**DESCRIPTION OF THE TASK**
Extract only the first line of the listing and every line after it up to and including the one with "from matplotlib.ticker import". Omit the pictures.
= = =
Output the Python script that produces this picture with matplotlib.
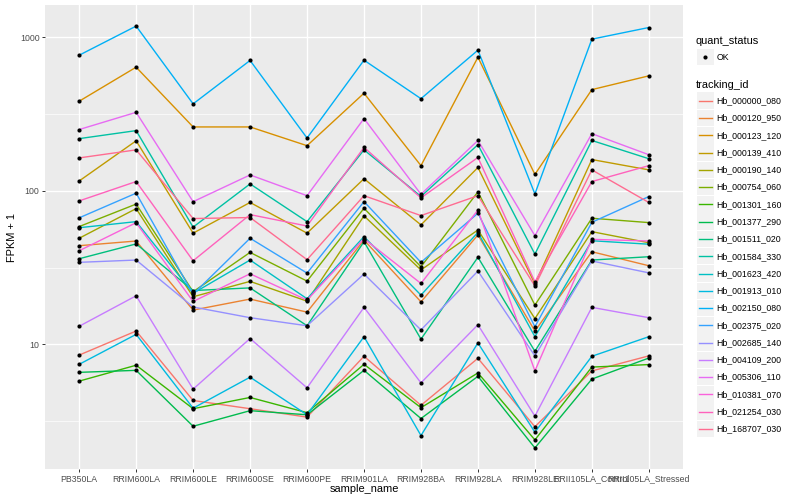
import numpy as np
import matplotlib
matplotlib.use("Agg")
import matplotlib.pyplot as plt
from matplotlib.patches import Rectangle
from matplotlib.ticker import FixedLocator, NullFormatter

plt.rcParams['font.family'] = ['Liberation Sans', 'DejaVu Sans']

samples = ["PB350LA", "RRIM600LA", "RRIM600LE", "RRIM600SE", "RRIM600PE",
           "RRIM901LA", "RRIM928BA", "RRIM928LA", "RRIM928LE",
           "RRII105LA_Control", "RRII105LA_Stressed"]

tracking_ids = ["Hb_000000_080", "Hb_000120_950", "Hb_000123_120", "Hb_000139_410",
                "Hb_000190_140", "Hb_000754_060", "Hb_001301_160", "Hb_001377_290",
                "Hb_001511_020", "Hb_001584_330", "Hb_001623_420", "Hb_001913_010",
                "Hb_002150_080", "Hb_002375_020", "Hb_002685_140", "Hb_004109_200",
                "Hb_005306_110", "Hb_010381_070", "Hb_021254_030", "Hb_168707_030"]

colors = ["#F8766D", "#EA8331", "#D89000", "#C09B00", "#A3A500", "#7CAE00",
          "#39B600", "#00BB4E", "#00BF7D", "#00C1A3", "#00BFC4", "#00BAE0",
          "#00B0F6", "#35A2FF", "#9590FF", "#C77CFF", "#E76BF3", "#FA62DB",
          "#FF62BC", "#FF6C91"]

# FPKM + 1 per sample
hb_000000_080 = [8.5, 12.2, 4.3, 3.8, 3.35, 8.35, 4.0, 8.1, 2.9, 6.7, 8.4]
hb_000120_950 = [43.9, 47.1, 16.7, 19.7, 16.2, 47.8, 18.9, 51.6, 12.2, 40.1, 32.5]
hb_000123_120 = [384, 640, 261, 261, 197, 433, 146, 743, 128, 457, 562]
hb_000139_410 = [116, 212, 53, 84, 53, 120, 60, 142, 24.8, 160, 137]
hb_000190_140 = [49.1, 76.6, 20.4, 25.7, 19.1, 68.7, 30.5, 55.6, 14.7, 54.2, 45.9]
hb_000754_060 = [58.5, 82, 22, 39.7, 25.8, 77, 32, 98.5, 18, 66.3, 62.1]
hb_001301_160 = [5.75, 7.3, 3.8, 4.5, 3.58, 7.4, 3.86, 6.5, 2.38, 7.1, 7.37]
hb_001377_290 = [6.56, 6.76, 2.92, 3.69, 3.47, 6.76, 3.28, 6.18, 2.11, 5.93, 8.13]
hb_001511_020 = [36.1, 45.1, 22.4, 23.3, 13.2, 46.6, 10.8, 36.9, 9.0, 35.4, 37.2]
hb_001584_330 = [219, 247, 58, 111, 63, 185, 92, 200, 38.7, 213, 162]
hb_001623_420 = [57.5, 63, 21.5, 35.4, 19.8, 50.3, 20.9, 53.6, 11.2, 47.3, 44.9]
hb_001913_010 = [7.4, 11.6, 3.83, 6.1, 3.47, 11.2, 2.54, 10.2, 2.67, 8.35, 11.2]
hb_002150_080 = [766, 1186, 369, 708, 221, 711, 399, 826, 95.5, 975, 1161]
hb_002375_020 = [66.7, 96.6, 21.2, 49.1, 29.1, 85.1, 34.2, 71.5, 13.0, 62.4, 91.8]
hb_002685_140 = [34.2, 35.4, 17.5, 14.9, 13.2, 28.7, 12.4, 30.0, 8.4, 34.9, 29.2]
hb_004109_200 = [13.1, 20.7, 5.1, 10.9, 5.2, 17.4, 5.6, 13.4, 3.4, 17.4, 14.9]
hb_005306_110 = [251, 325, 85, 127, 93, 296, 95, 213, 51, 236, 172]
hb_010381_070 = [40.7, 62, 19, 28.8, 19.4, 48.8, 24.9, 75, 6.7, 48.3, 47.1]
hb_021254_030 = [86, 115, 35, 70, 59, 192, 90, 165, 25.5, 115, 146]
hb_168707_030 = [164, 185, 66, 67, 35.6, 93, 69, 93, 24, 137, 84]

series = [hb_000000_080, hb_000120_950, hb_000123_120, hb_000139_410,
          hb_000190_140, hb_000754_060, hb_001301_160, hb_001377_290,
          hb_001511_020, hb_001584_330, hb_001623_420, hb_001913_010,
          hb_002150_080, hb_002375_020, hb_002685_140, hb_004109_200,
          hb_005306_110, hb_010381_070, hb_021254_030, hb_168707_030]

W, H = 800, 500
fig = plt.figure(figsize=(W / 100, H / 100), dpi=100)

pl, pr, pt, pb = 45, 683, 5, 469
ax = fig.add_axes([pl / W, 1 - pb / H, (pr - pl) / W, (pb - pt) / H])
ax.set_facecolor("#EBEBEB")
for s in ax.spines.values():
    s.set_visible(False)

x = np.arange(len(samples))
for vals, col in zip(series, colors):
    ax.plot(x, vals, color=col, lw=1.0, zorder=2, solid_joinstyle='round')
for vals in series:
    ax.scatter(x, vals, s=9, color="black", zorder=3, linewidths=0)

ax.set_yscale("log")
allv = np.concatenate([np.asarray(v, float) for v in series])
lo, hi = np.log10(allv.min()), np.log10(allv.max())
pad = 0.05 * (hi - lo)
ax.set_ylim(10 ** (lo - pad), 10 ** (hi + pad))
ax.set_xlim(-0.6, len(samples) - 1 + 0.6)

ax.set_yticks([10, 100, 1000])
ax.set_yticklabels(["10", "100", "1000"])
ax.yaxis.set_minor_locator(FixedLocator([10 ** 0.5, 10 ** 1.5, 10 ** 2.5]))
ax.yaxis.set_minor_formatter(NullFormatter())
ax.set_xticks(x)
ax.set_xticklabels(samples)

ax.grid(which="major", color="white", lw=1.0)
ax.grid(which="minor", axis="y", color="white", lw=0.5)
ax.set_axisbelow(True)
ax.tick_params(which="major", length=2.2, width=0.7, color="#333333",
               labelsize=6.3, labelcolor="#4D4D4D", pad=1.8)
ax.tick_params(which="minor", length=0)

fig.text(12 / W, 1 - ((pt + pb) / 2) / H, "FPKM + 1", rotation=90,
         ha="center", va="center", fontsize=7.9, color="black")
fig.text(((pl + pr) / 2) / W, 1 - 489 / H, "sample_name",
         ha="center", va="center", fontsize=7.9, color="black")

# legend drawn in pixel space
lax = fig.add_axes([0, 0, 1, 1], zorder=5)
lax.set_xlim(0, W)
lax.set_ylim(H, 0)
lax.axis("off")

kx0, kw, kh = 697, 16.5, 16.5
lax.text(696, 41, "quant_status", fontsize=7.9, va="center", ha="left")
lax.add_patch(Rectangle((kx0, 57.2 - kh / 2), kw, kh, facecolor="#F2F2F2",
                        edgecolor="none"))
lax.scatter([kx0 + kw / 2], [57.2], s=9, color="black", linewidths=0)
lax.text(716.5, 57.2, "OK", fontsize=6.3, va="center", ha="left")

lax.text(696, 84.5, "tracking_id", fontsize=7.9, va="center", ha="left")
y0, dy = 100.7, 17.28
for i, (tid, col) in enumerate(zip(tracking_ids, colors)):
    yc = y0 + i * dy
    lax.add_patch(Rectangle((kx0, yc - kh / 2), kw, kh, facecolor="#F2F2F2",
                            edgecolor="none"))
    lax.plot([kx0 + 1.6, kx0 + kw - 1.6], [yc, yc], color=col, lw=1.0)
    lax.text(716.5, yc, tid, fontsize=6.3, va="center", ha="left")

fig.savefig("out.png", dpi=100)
= = =
**TASK ANSWER**
Output the Python script that produces this picture with matplotlib.
import numpy as np
import matplotlib
matplotlib.use("Agg")
import matplotlib.pyplot as plt
from matplotlib.patches import Rectangle
from matplotlib.ticker import FixedLocator, NullFormatter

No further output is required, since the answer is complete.